# Exciting developments:  California Blackworm culture



## Simon Cole (24 Jan 2021)

Sorry I have been away for a while.
Complete chaos over the whole pandemic thing. I ended up in a very cold house in north Wales, and today it looks like Siberia. I cannot even make a cup of tea because it is even too cold to make one. I promise to get back to my messages and you, my friends, eventually.
The good news is that I thought that I might just try another culture of these worms, in ultra low temperatures and a high flow rate. 100% rain water.
I put some hazel leaves in the bottom and added the usual broccoli. That was a several months ago.
I have just seen what appears to be a very clear cluster of white oval eggs on the leaf litter. I am astounded.
There is still a chance that they could be a mold or fungi, but I suspect we might just have done it.
I am going to take the eggs down to Dr Alison Cameron at Bangor University for confirmation if I get a hatch.
So cross every finger and every bone. This might just be the biggest discovery of my life, and one that could put UKAPS on the map (although we all love it).
I do not have a high resolution camera, and the other option would be to freeze a sample, or possibly formaldehyde.
I do not mean to raise everyone's hopes, but the clustering looks like classic egg deposits and is orientated towards the light.


----------



## thatblokeoverthere (24 Jan 2021)

I must admit that I don't fully understand the implications or ramifications of this but it certainly sounds exciting. 

Well done Simon! 

Could you please explain this to me like I am a small child?

Sent from my [null] using Tapatalk


----------



## Simon Cole (24 Jan 2021)

They replicate through division in captivity, by breaking apart and growing a new head or anus (regeneration).
In the wild eggs have been found, but nobody can seem to do the same thing in captivity.
If it were possible to get them laying eggs in captivity, then in theory, they could breed 400 times faster!

@thatblokeoverthere


----------



## thatblokeoverthere (24 Jan 2021)

Ah! Thanks for explaining. That is indeed very exciting, good work!

Sent from my [null] using Tapatalk


----------



## MattC (29 Jan 2021)

I was thinking of deliberately sticking them in a refugium section of my sump and using it as a food source for the fish above. Thoughts?


----------



## ScareCrow (30 Jan 2021)

@MattC I have put them in the back section of my tank (aqua one aqua nano 40) and so far they appear to be doing fine. When I was contemplating this setup, I didn't find much info of similar setups, other than this post. Because mine are in the back section of the tank it's not that easy to get to them to split them, so it will be great if Simon has worked out how to breed them. In a sump I imagine it will be much easier to culture them though.


----------



## Tim Harrison (30 Jan 2021)

Simon Cole said:


> Sorry I have been away for a while.


You've been missed Simon 


Simon Cole said:


> Complete chaos over the whole pandemic thing. I ended up in a very cold house in north Wales, and today it looks like Siberia.

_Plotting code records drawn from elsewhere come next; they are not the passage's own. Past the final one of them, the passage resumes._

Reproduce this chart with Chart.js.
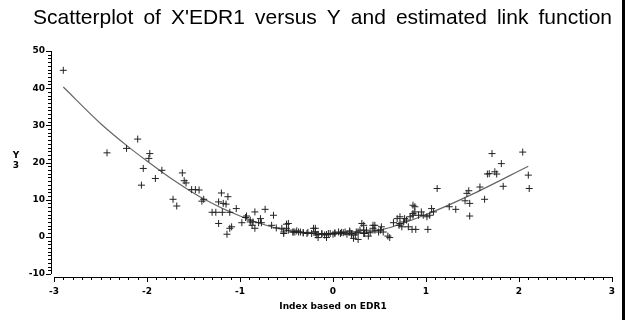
<!DOCTYPE html>
<html lang="en">
<head>
    <meta charset="UTF-8">
    <title>Scatterplot of X'EDR1 versus Y</title>
    <script src="https://cdn.jsdelivr.net/npm/chart.js"></script>
    <style>
        html, body { margin: 0; padding: 0; background: #fff; }
        #wrap { width: 628px; height: 320px; position: relative; }
    </style>
</head>
<body>
<div id="wrap"><canvas id="plot"></canvas></div>
<script>
    // observed index values and responses
    const indexX = [
        -2.90, -2.43, -2.22, -2.10, -1.97, -1.98, -2.04, -2.06, -1.91, -1.84,
        -1.62, -1.60, -1.58, -1.52, -1.48, -1.44, -1.72, -1.68, -1.41, -1.39,
        -1.20, -1.13, -1.23, -1.18, -1.15, -1.30, -1.26, -1.19, -1.11, -1.04,
        -1.23, -1.09, -1.11, -1.14, -0.98, -0.94, -0.89, -0.93, -0.84, -0.89,
        -0.86, -0.87, -0.78, -0.73, -0.80, -0.84, -0.77, -0.64, -0.66, -0.61,
        -0.50, -0.48, -0.53, -0.43, -0.41, -0.39, -0.35, -0.32, -0.28, -0.23,
        -0.19, -0.19, -0.18, -0.16, -0.12, -0.09, -0.05, -0.07,
        0.00, 0.02, 0.08, 0.11, 0.15, 0.18, 0.20, 0.22, 0.27, 0.25,
        0.29, 0.33, 0.33, 0.36, 0.40, 0.43, 0.45, 0.51, 0.54, 0.52,
        0.59, 0.61, 0.65, 0.69, 0.72, 0.76, 0.71, 0.79, 0.81, 0.86,
        0.88, 0.86, 0.92, 1.71, 2.04, 1.81, 1.66, 1.68, 1.74, 1.76,
        1.83, 2.10, 2.11, 1.58, 1.63, 1.46, 1.44, 1.12, 1.47, 1.42,
        1.47, 1.32, 1.25, 1.06, 1.08, 1.04, 1.01, 0.97, 0.95, 0.88,
        0.86, 0.83, 0.77, 0.72, 0.74, 0.89, 0.85, 1.02,
        -0.48, -0.50, -0.55, -0.53, -0.43, -0.37, -0.32, -0.27, -0.21, -0.19,
        -0.16, -0.12, -0.07, -0.03, 0.02, 0.06, 0.09, 0.13, 0.18, 0.20,
        0.24, 0.27, 0.31, 0.33, 0.34, 0.38, 0.43, 0.45, 0.49
    ];
    const responseY = [
        44.8, 22.6, 23.8, 26.3, 22.4, 21.1, 18.4, 13.9, 15.7, 17.9,
        17.2, 15.1, 14.5, 12.7, 12.7, 12.6, 10.1, 8.3, 9.6, 10.1,
        11.8, 10.8, 9.4, 9.0, 8.8, 6.6, 6.6, 6.6, 6.6, 7.6,
        3.6, 2.7, 2.3, 0.7, 3.8, 5.2, 4.0, 5.6, 6.7, 4.5,
        4.0, 3.1, 4.9, 7.4, 3.8, 2.3, 3.8, 5.8, 3.1, 2.4,
        3.4, 1.8, 0.9, 1.3, 1.3, 1.6, 1.3, 1.1, 0.9, 0.9,
        1.3, 2.3, 0.5, -0.2, 0.7, 0.5, 0.9, -0.2,
        0.7, 1.1, 0.9, 1.1, 0.7, 1.3, 0.5, -0.4, -0.7, 1.3,
        1.8, 3.1, 0.9, 1.8, 1.1, 2.3, 3.1, 1.8, 1.3, 2.7,
        0.2, -0.2, 3.8, 4.9, 5.4, 4.0, 3.1, 4.5, 2.7, 8.5,
        6.7, 5.8, 5.8, 22.4, 22.8, 19.7, 16.9, 17.0, 17.5, 16.9,
        13.6, 16.6, 13.0, 13.4, 10.1, 12.4, 11.7, 13.0, 9.0, 9.7,
        5.6, 7.4, 8.1, 7.6, 6.7, 5.8, 5.4, 5.8, 6.7, 8.1,
        6.3, 5.4, 4.9, 3.6, 2.7, 2.0, 2.0, 2.0,
        3.6, 2.3, 2.3, 1.3, 1.3, 1.3, 1.1, 1.2, 2.3, 1.3,
        0.7, 0.9, 0.6, 0.9, 0.9, 1.3, 1.2, 1.3, 1.6, 0.9,
        0.5, 1.3, 3.6, 1.8, 0.9, 0.2, 3.1, 1.8, 1.3
    ];

    // estimated link function
    const linkX = [-2.9, -2.5, -2.2, -2.0, -1.7, -1.4, -1.0, -0.5, 0.0, 0.5, 1.0, 1.5, 2.1];
    const linkY = [40.3, 30.5, 24.2, 20.4, 15.0, 10.3, 5.6, 1.7, 0.8, 1.8, 6.0, 11.5, 19.0];

    const xTicks = [-3, -2, -1, 0, 1, 2, 3];
    const yTicks = [-10, 0, 10, 20, 30, 40, 50];

    const titleText = "Scatterplot of X'EDR1 versus Y and estimated link function";
    const tickFont = { family: "DejaVu Sans", size: 9, weight: "bold" };

    // title set word by word across the full width
    const titlePlugin = {
        id: "wideTitle",
        afterDraw(chart) {
            const ctx = chart.ctx;
            const words = titleText.split(" ");
            const left = 33, right = 612;
            ctx.save();
            ctx.font = "21px 'Liberation Sans'";
            ctx.fillStyle = "#000";
            ctx.textAlign = "left";
            ctx.textBaseline = "middle";
            const widths = words.map(w => ctx.measureText(w).width);
            const total = widths.reduce((s, w) => s + w, 0);
            const gap = (right - left - total) / (words.length - 1);
            let x = left;
            words.forEach((w, i) => {
                ctx.fillText(w, x, 18);
                x += widths[i] + gap;
            });
            ctx.restore();
        }
    };

    // SAS style axes: detached axis lines with minor ticks
    const axesPlugin = {
        id: "sasAxes",
        afterDraw(chart) {
            const ctx = chart.ctx;
            const xs = chart.scales.x, ys = chart.scales.y;
            const a = chart.chartArea;
            const yLine = a.left - 3, xLine = a.bottom + 3;
            ctx.save();
            ctx.strokeStyle = "#000";
            ctx.lineWidth = 1;
            ctx.beginPath();
            ctx.moveTo(yLine + 0.5, a.top);
            ctx.lineTo(yLine + 0.5, a.bottom);
            ctx.moveTo(a.left, xLine + 0.5);
            ctx.lineTo(a.right, xLine + 0.5);
            for (let i = -10; i <= 50; i++) {
                const py = Math.round(ys.getPixelForValue(i)) + 0.5;
                const len = i % 10 === 0 ? 5 : 3;
                ctx.moveTo(yLine, py);
                ctx.lineTo(yLine - len, py);
            }
            for (let i = -30; i <= 30; i++) {
                const px = Math.round(xs.getPixelForValue(i / 10)) + 0.5;
                const len = i % 10 === 0 ? 5 : 3;
                ctx.moveTo(px, xLine);
                ctx.lineTo(px, xLine + len);
            }
            ctx.stroke();

            // stacked y label
            ctx.fillStyle = "#000";
            ctx.font = "bold 9px 'DejaVu Sans'";
            ctx.textAlign = "center";
            ctx.textBaseline = "middle";
            ctx.fillText("Y", 16, 156);
            ctx.fillText("3", 16, 166);

            // frame edge on the right
            ctx.fillRect(622, 0, 3, 320);
            ctx.restore();
        }
    };

    const ctx = document.getElementById("plot").getContext("2d");
    new Chart(ctx, {
        type: "scatter",
        data: {
            datasets: [
                {
                    label: "Y",
                    data: indexX.map((x, i) => ({ x: x, y: responseY[i] })),
                    pointStyle: "cross",
                    pointRadius: 3.5,
                    pointBorderWidth: 1,
                    pointBorderColor: "#222",
                    backgroundColor: "#222"
                },
                {
                    label: "link",
                    type: "line",
                    data: linkX.map((x, i) => ({ x: x, y: linkY[i] })),
                    borderColor: "#666",
                    borderWidth: 1.2,
                    pointRadius: 0,
                    tension: 0.4,
                    cubicInterpolationMode: "monotone",
                    fill: false
                }
            ]
        },
        options: {
            responsive: true,
            maintainAspectRatio: false,
            animation: false,
            layout: { padding: { left: 0, right: 16, top: 51, bottom: 0 } },
            plugins: {
                legend: { display: false },
                tooltip: { enabled: false },
                title: { display: false }
            },
            scales: {
                x: {
                    type: "linear",
                    min: -3,
                    max: 3,
                    afterFit(scale) { scale.height = 46; },
                    afterBuildTicks(scale) { scale.ticks = xTicks.map(v => ({ value: v })); },
                    grid: { display: false, drawTicks: false },
                    border: { display: false },
                    ticks: { color: "#000", font: tickFont, padding: 12 },
                    title: {
                        display: true,
                        text: "Index based on EDR1",
                        color: "#000",
                        font: tickFont,
                        padding: { top: 0, bottom: 8 }
                    }
                },
                y: {
                    type: "linear",
                    min: -10,
                    max: 50,
                    afterFit(scale) { scale.width = 54; },
                    afterBuildTicks(scale) { scale.ticks = yTicks.map(v => ({ value: v })); },
                    grid: { display: false, drawTicks: false },
                    border: { display: false },
                    ticks: { color: "#000", font: tickFont, padding: 9 }
                }
            }
        },
        plugins: [axesPlugin, titlePlugin]
    });
</script>
</body>
</html>
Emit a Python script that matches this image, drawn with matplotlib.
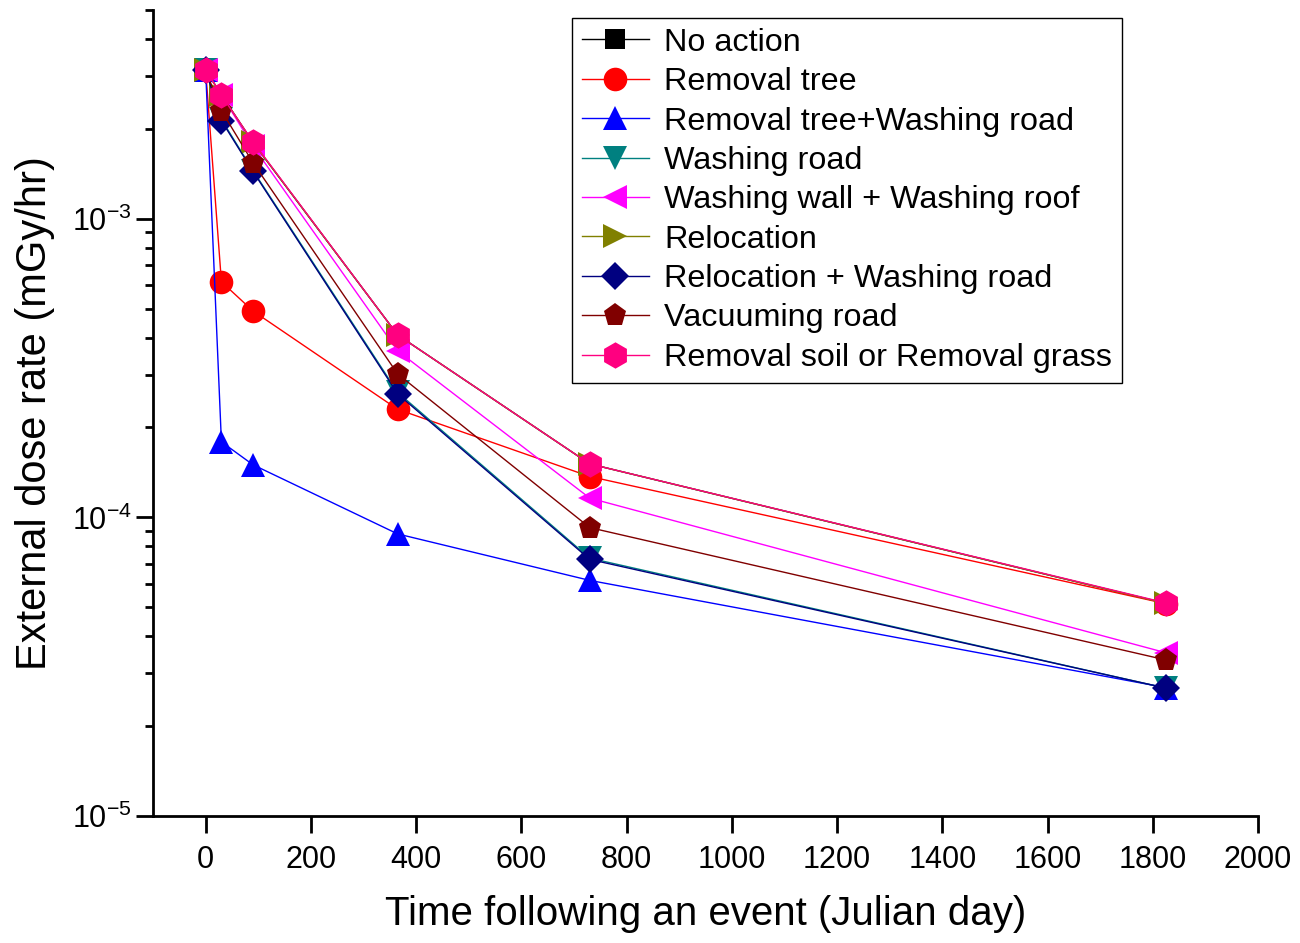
import matplotlib.pyplot as plt

plt.rcParams['font.family'] = ['Liberation Sans', 'DejaVu Sans']
plt.rcParams['mathtext.default'] = 'regular'

days = [0, 30, 90, 365, 730, 1825]

labels = ["No action", "Removal tree", "Removal tree+Washing road", "Washing road",
          "Washing wall + Washing roof", "Relocation", "Relocation + Washing road",
          "Vacuuming road", "Removal soil or Removal grass"]

no_action = [3.15e-3, 2.60e-3, 1.80e-3, 4.08e-4, 1.51e-4, 5.15e-5]
removal_tree = [3.15e-3, 6.15e-4, 4.91e-4, 2.30e-4, 1.37e-4, 5.14e-5]
tree_road = [3.15e-3, 1.79e-4, 1.50e-4, 8.8e-5, 6.15e-5, 2.69e-5]
washing_road = [3.15e-3, 2.15e-3, 1.45e-3, 2.62e-4, 7.3e-5, 2.68e-5]
wall_roof = [3.15e-3, 2.60e-3, 1.75e-3, 3.61e-4, 1.16e-4, 3.52e-5]
relocation = [3.15e-3, 2.60e-3, 1.80e-3, 4.08e-4, 1.51e-4, 5.15e-5]
relocation_road = [3.15e-3, 2.13e-3, 1.44e-3, 2.59e-4, 7.23e-5, 2.68e-5]
vacuuming = [3.15e-3, 2.30e-3, 1.54e-3, 3.02e-4, 9.24e-5, 3.33e-5]
removal_soil = [3.15e-3, 2.59e-3, 1.81e-3, 4.08e-4, 1.51e-4, 5.17e-5]

series = [no_action, removal_tree, tree_road, washing_road, wall_roof,
          relocation, relocation_road, vacuuming, removal_soil]
colors = ['#000000', '#FF0000', '#0000FF', '#008080', '#FF00FF',
          '#808000', '#000080', '#800000', '#FF0080']
markers = ['s', 'o', '^', 'v', '<', '>', 'D', 'p', 'h']
sizes = [12, 17, 17, 17, 17, 17, 14, 17, 19]

fig = plt.figure(figsize=(13, 9.43), dpi=100)
ax = fig.add_axes([0.1177, 0.1347, 0.85, 0.8547])

for vals, lab, c, m, s in zip(series, labels, colors, markers, sizes):
    ax.plot(days, vals, color=c, marker=m, markersize=s, lw=1, label=lab,
            markeredgewidth=0)

ax.set_yscale('log')
ax.set_ylim(1e-5, 5e-3)
ax.set_xlim(-100, 2000)
ax.set_xticks(range(0, 2001, 200))

ax.spines['top'].set_visible(False)
ax.spines['right'].set_visible(False)
for sp in ['left', 'bottom']:
    ax.spines[sp].set_linewidth(2)
ax.tick_params(which='major', direction='out', length=12, width=2, labelsize=22)
ax.tick_params(which='minor', direction='out', length=6, width=2)
ax.tick_params(axis='x', which='minor', bottom=False)
ax.tick_params(axis='x', which='major', pad=9)

ax.set_xlabel("Time following an event (Julian day)", fontsize=29, labelpad=14)
ax.set_ylabel("External dose rate (mGy/hr)", fontsize=30, labelpad=12)

leg = ax.legend(loc='upper left', bbox_to_anchor=(0.379, 0.99), borderaxespad=0,
                fontsize=23.3, fancybox=False, framealpha=1, edgecolor='black',
                handlelength=2.1, handletextpad=0.45, labelspacing=0.29,
                borderpad=0.3)
leg.get_frame().set_linewidth(1)
leg.legend_handles[0].set_markersize(15)

fig.savefig('out.png', dpi=100)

What the heck happened, did your boiler pack up? 


Simon Cole said:


> This might just be the biggest discovery of my life


Fingers crossed, so the theory is that the cooler temps may have induced sexual reproduction?


----------



## MattC (18 Feb 2021)

I’ve today received some Californian blackworm to start a culture. The Mrs ate our broccoli yesterday so I’ve had to resort to cauliflower leaves. They’re currently sat in a cool garage in a tub of tank water. Simon, what else do you do to your culture? Do you filter / pump their container at all or just leave them sat there. I’m assuming they must be pretty resilient critters as mine have spent a week in the post and appear none the worse for wear.


----------



## Another Phil (20 Feb 2021)

MattC said:


> I’ve today received some Californian blackworm to start a culture. The Mrs ate our broccoli yesterday so I’ve had to resort to cauliflower leaves. They’re currently sat in a cool garage in a tub of tank water. Simon, what else do you do to your culture? Do you filter / pump their container at all or just leave them sat there. I’m assuming they must be pretty resilient critters as mine have spent a week in the post and appear none the worse for wear.


Decent article here https://aquariumtidings.com/how-to-culture-blackworms-black-worms/  and if there is a server problem try here How to Culture Blackworms (Black worms) - Aquarium Tidings 
 with a lot of Q&As in the comments.

My summer project is to see if they are local to us https://species.nbnatlas.org/species/NHMSYS0020703591#overview


----------



## Geoffrey Rea (11 Jun 2021)

Any news on the California Blackworm culture @Simon Cole ?


----------